Bookish Thoughts: Tracking Your Reading

I’ve been wondering how everyone keeps track of their reading. There are many ways to do so out there, and if you’re an avid reader like I am and suffer from book amnesia, I’d definitely suggest keeping track of your reading somehow.

Tracking Reading Online

Tracking reading online is ideal if you enjoy socializing with others about your reading.

Goodreads is a common way for people to keep track of their reading. I personally use Goodreads to track when I read books for the first time (not my re-reads), track my ratings of books, to find new books, and to find quotes. I don’t use it so much as a social media tool, which it has the capability to be. I just could never get into updating reading statuses and getting into the discussion boards. Plus I’m not a huge fan of their mobile application. Also is anyone else annoyed by all the ads on Goodreads these days? I particularly hate the ads that take up nearly the whole page.

Creating a book blog is also a neat way to keep track of your reading and interacting with other readers. You can create a free blog (a popular choice is Blogger) or go with self-hosting (a popular choice is WordPress). There are so many options! I enjoy sharing my thoughts about books on my blog and reading other book blogs, but I don’t necessarily share every book I read on the blog.

Tracking Reading On Paper

If you enjoy keeping journals or planners, a reading journal may be the right fit for you.

Keeping a reading journal is also a popular method. I keep a reading journal. Currently, I just use a dot grid notebook from Icey Designs. Keeping track of your reading in a blank journal is probably the cheapest way to go. It’s also the easiest way to make the journal yours.

There are also books designed for tracking your reading, like the Moleskine Passions Notebook. These notebooks have sections for you to fill in the title, author, genre, and your overall thoughts. For me personally, it’s way too restrictive. Sometimes I need less than a page to document a book. Other times I need pages. It just all depends. However, there are so many reading journals with different designs out there if you want to give it a try. Just do a search for reading journal on Amazon or Etsy.

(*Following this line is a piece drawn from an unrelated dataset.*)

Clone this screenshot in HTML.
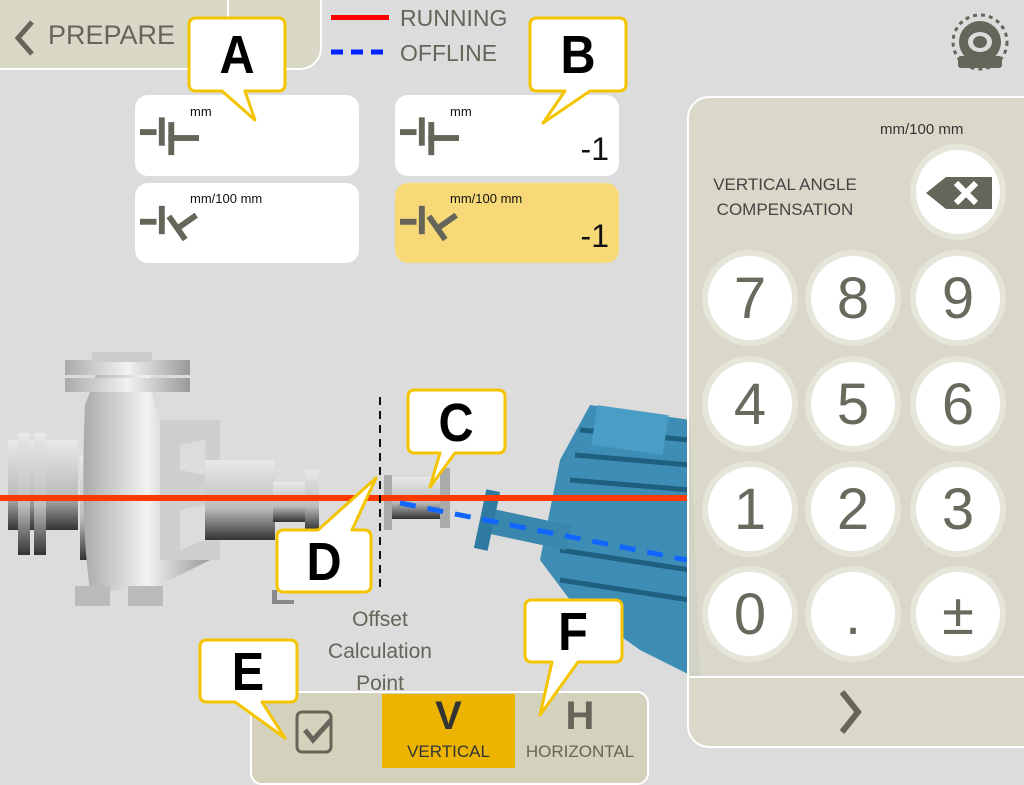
<!DOCTYPE html>
<html><head><meta charset="utf-8">
<style>
body{margin:0;width:1024px;height:768px;overflow:hidden;background:#dcdcdc;font-family:"Liberation Sans",sans-serif;position:relative}
.abs{position:absolute}
.box{position:absolute;background:#fff;border-radius:13px}
.unit{position:absolute;font-size:13px;color:#111}
.val{position:absolute;right:10px;bottom:8px;font-size:32px;color:#111}
.key{position:absolute;width:84px;height:84px;border-radius:50%;background:#fff;box-shadow:0 0 0 6px #e6e5da;color:#6a695e;font-size:58px;text-align:center;line-height:86px}
</style></head><body>
<div class="abs" style="left:-10px;top:-10px;width:328px;height:76px;background:#d9d7c6;border:2px solid #fff;border-radius:0 0 22px 0"></div>
<div class="abs" style="left:227px;top:0;width:2px;height:66px;background:#fff"></div>
<div class="abs" style="left:48px;top:20px;font-size:27px;color:#666559">PREPARE</div>
<svg class="abs" style="left:10px;top:18px" width="30" height="40"><polyline points="22,4 8,20 22,36" fill="none" stroke="#666559" stroke-width="5"/></svg>
<div class="abs" style="left:331px;top:15px;width:58px;height:5px;background:#f00"></div>
<div class="abs" style="left:400px;top:5px;font-size:23px;color:#666559">RUNNING</div>
<svg class="abs" style="left:331px;top:48px" width="60" height="8"><line x1="0" y1="4" x2="58" y2="4" stroke="#0022ff" stroke-width="5" stroke-dasharray="12,8"/></svg>
<div class="abs" style="left:400px;top:40px;font-size:23px;color:#666559">OFFLINE</div>
<svg class="abs" style="left:948px;top:12px" width="64" height="60">
<circle cx="32" cy="30" r="27" fill="none" stroke="#666559" stroke-width="3" stroke-dasharray="4,4"/>
<circle cx="32" cy="30" r="21" fill="#666559"/><ellipse cx="32" cy="30" rx="12" ry="10" fill="#dcdcdc"/><ellipse cx="32" cy="30" rx="7" ry="6" fill="#666559"/>
<rect x="10" y="44" width="44" height="12" rx="3" fill="#666559"/></svg>
<div class="box" style="left:135px;top:95px;width:224px;height:81px"></div>
<div class="box" style="left:135px;top:183px;width:224px;height:80px"></div>
<div class="box" style="left:395px;top:95px;width:224px;height:81px"></div>
<div class="box" style="left:395px;top:183px;width:224px;height:80px;background:#f7d977"></div>
<div class="unit" style="left:190px;top:104px">mm</div>
<div class="unit" style="left:190px;top:191px">mm/100 mm</div>
<div class="unit" style="left:450px;top:104px">mm</div>
<div class="unit" style="left:450px;top:191px">mm/100 mm</div>
<div class="abs" style="left:395px;top:95px;width:224px;height:81px"><div class="val">-1</div></div>
<div class="abs" style="left:395px;top:183px;width:224px;height:80px"><div class="val">-1</div></div>
<svg class="abs" style="left:140px;top:115px" width="70" height="180">
<g fill="#666559" transform="scale(1.18)"><rect x="0" y="12" width="14" height="5"/><rect x="16" y="2" width="5" height="24"/><rect x="24" y="6" width="5" height="28"/><rect x="24" y="17" width="26" height="5"/>
<rect x="0" y="88" width="14" height="5"/><rect x="16" y="77" width="5" height="24"/><g transform="translate(31,96) rotate(-35)"><rect x="-2" y="-12" width="5" height="24"/><rect x="0" y="-2" width="20" height="5"/></g></g></svg>
<svg class="abs" style="left:400px;top:115px" width="70" height="180">
<g fill="#666559" transform="scale(1.18)"><rect x="0" y="12" width="14" height="5"/><rect x="16" y="2" width="5" height="24"/><rect x="24" y="6" width="5" height="28"/><rect x="24" y="17" width="26" height="5"/>
<rect x="0" y="88" width="14" height="5"/><rect x="16" y="77" width="5" height="24"/><g transform="translate(31,96) rotate(-35)"><rect x="-2" y="-12" width="5" height="24"/><rect x="0" y="-2" width="20" height="5"/></g></g></svg>

<svg class="abs" style="left:0;top:0" width="1024" height="768">
<defs>
<linearGradient id="gv" x1="0" y1="0" x2="0" y2="1"><stop offset="0" stop-color="#e8e8e8"/><stop offset=".6" stop-color="#bdbdbd"/><stop offset="1" stop-color="#333"/></linearGradient>
<linearGradient id="gh" x1="0" y1="0" x2="1" y2="0"><stop offset="0" stop-color="#aaa"/><stop offset=".5" stop-color="#f2f2f2"/><stop offset="1" stop-color="#999"/></linearGradient>
</defs>
<rect x="8" y="440" width="70" height="90" fill="url(#gv)"/>
<rect x="18" y="433" width="12" height="122" fill="url(#gv)"/><rect x="34" y="433" width="12" height="122" fill="url(#gv)"/>
<rect x="80" y="455" width="60" height="105" fill="url(#gv)"/>
<path d="M85 405 Q95 380 100 360 L150 360 Q150 400 160 420 L210 450 L210 560 L150 590 L90 590 Q80 520 85 405Z" fill="url(#gh)"/>
<rect x="65" y="360" width="125" height="15" fill="url(#gh)"/><rect x="65" y="378" width="125" height="14" fill="url(#gh)"/>
<rect x="92" y="352" width="60" height="10" fill="#ccc"/>
<rect x="160" y="420" width="60" height="140" fill="#cfcfcf"/>
<path d="M180 445 L205 440 L205 475 L180 470Z M180 510 L205 505 L205 540 L180 550Z" fill="#dcdcdc"/>
<rect x="205" y="460" width="70" height="80" fill="url(#gv)"/>
<rect x="273" y="482" width="45" height="40" fill="url(#gv)"/>
<rect x="305" y="470" width="14" height="60" fill="url(#gv)"/>
<rect x="75" y="586" width="35" height="20" fill="#bbb"/><rect x="128" y="586" width="35" height="20" fill="#bbb"/>
<rect x="272" y="590" width="5" height="14" fill="#888"/><rect x="272" y="600" width="22" height="4" fill="#888"/>
<rect x="386" y="477" width="60" height="42" fill="url(#gv)"/><rect x="440" y="468" width="10" height="60" fill="#aaa"/><rect x="384" y="475" width="8" height="55" fill="#aaa"/>
<path d="M560 460 L590 405 L690 420 L700 680 L640 650 L570 600 L540 560Z" fill="#3e8db5"/>
<path d="M580 430 L690 440 M575 455 L690 465 M570 480 L690 490 M560 550 L690 570 M560 580 L690 600" stroke="#1f5f80" stroke-width="5"/>
<rect x="594" y="410" width="72" height="40" fill="#4a9dc7" transform="rotate(8 630 430)"/>
<rect x="480" y="515" width="90" height="25" fill="#3a87ae" transform="rotate(12 520 527)"/>
<rect x="480" y="490" width="14" height="60" fill="#2f7aa0" transform="rotate(12 487 520)"/>
<line x1="0" y1="498" x2="687" y2="498" stroke="#ff3a00" stroke-width="6"/>
<line x1="400" y1="503" x2="687" y2="560" stroke="#1166ff" stroke-width="5" stroke-dasharray="16,12"/>
<line x1="380" y1="397" x2="380" y2="590" stroke="#111" stroke-width="2" stroke-dasharray="8,6"/>
</svg>
<div class="abs" style="left:300px;top:604px;width:160px;text-align:center;font-size:21px;line-height:32px;color:#666559">Offset<br>Calculation<br>Point</div>

<div class="abs" style="left:250px;top:691px;width:395px;height:90px;background:#d4d2bc;border:2px solid #fff;border-radius:12px"></div>
<div class="abs" style="left:382px;top:694px;width:133px;height:74px;background:#ecb400"></div>
<svg class="abs" style="left:293px;top:708px" width="50" height="50"><rect x="4" y="4" width="34" height="40" rx="5" fill="none" stroke="#666559" stroke-width="3"/><polyline points="12,22 20,32 38,12" fill="none" stroke="#666559" stroke-width="5"/></svg>
<div class="abs" style="left:382px;top:694px;width:133px;text-align:center;font-size:40px;font-weight:bold;color:#333">V</div>
<div class="abs" style="left:382px;top:742px;width:133px;text-align:center;font-size:17px;color:#333">VERTICAL</div>
<div class="abs" style="left:515px;top:694px;width:130px;text-align:center;font-size:40px;font-weight:bold;color:#666559">H</div>
<div class="abs" style="left:515px;top:742px;width:130px;text-align:center;font-size:17px;color:#666559">HORIZONTAL</div>

<div class="abs" style="left:687px;top:96px;width:360px;height:648px;background:rgba(217,215,198,.95);border:2px solid #fff;border-radius:22px"></div>
<div class="abs" style="left:689px;top:676px;width:340px;height:2px;background:#fff"></div>
<svg class="abs" style="left:836px;top:688px" width="30" height="50"><polyline points="6,4 22,24 6,44" fill="none" stroke="#666559" stroke-width="6"/></svg>
<div class="abs" style="left:880px;top:121px;font-size:15px;color:#333">mm/100 mm</div>
<div class="abs" style="left:700px;top:172px;width:170px;text-align:center;font-size:17px;line-height:25px;color:#444">VERTICAL ANGLE<br>COMPENSATION</div>
<div class="key" style="left:916px;top:150px;width:84px;height:84px"></div>
<svg class="abs" style="left:924px;top:175px" width="70" height="36"><path d="M2 18 L22 2 L68 2 L68 34 L22 34Z" fill="#666559"/><path d="M32 8 L52 28 M52 8 L32 28" stroke="#fff" stroke-width="6"/></svg>
<div class="key" style="left:708px;top:256px">7</div>
<div class="key" style="left:811px;top:256px">8</div>
<div class="key" style="left:916px;top:256px">9</div>
<div class="key" style="left:708px;top:362px">4</div>
<div class="key" style="left:811px;top:362px">5</div>
<div class="key" style="left:916px;top:362px">6</div>
<div class="key" style="left:708px;top:467px">1</div>
<div class="key" style="left:811px;top:467px">2</div>
<div class="key" style="left:916px;top:467px">3</div>
<div class="key" style="left:708px;top:572px">0</div>
<div class="key" style="left:811px;top:572px">.</div>
<div class="key" style="left:916px;top:572px">±</div>

<svg class="abs" style="left:0;top:0" width="1024" height="768" font-family="Liberation Sans" font-weight="bold" font-size="54" text-anchor="middle">
<g fill="#fff" stroke="#f5c400" stroke-width="3" stroke-linejoin="round">
<path d="M196 18 H278 Q285 18 285 25 V84 Q285 91 278 91 H245 L255 120 L222 91 H196 Q189 91 189 84 V25 Q189 18 196 18Z"/>
<path d="M537 18 H619 Q626 18 626 25 V84 Q626 91 619 91 H590 L543 123 L565 91 H537 Q530 91 530 84 V25 Q530 18 537 18Z"/>
<path d="M415 390 H498 Q505 390 505 397 V446 Q505 453 498 453 H455 L430 487 L440 453 H415 Q408 453 408 446 V397 Q408 390 415 390Z"/>
<path d="M284 530 H318 L376 478 L352 530 H364 Q371 530 371 537 V585 Q371 592 364 592 H284 Q277 592 277 585 V537 Q277 530 284 530Z"/>
<path d="M207 640 H290 Q297 640 297 647 V695 Q297 702 290 702 H262 L285 738 L235 702 H207 Q200 702 200 695 V647 Q200 640 207 640Z"/>
<path d="M532 600 H615 Q622 600 622 607 V655 Q622 662 615 662 H578 L540 715 L552 662 H532 Q525 662 525 655 V607 Q525 600 532 600Z"/>
</g>
<g fill="#000">
<text transform="translate(237,73) scale(.9,1)">A</text><text transform="translate(578,73) scale(.9,1)">B</text><text transform="translate(456,441) scale(.9,1)">C</text><text transform="translate(324,580) scale(.9,1)">D</text><text transform="translate(248,690) scale(.9,1)">E</text><text transform="translate(573,650) scale(.9,1)">F</text>
</g></svg>
</body></html>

Some people also keep track of their reading in calendars, particularly monthly calendars with plain note pages. I think this is a fantastic method for people that read for book clubs or want to try and read a certain number of pages every day. I’m also considering trying this method next. Some of my favorite monthly planners with note pages are the Erin Condren Deluxe Monthly Planners and the Plum Paper Monthly Planners. However, like most paper products, there are many options out there if you just do a search on sites like Amazon or Etsy.

Tracking Reading Digitally

On the flip-side, if you live your life digitally, maybe you would enjoy keeping a digital reading journal. This can easily be done using Microsoft Word. You can even keep track of your reading using a simple table on Microsoft Excel. As a kid, I tried to keep track of all the books in my personal library on Microsoft Excel. I don’t do that anymore because I don’t have an established library in my childhood home. Maybe when I move out, I’ll pick up the practice again.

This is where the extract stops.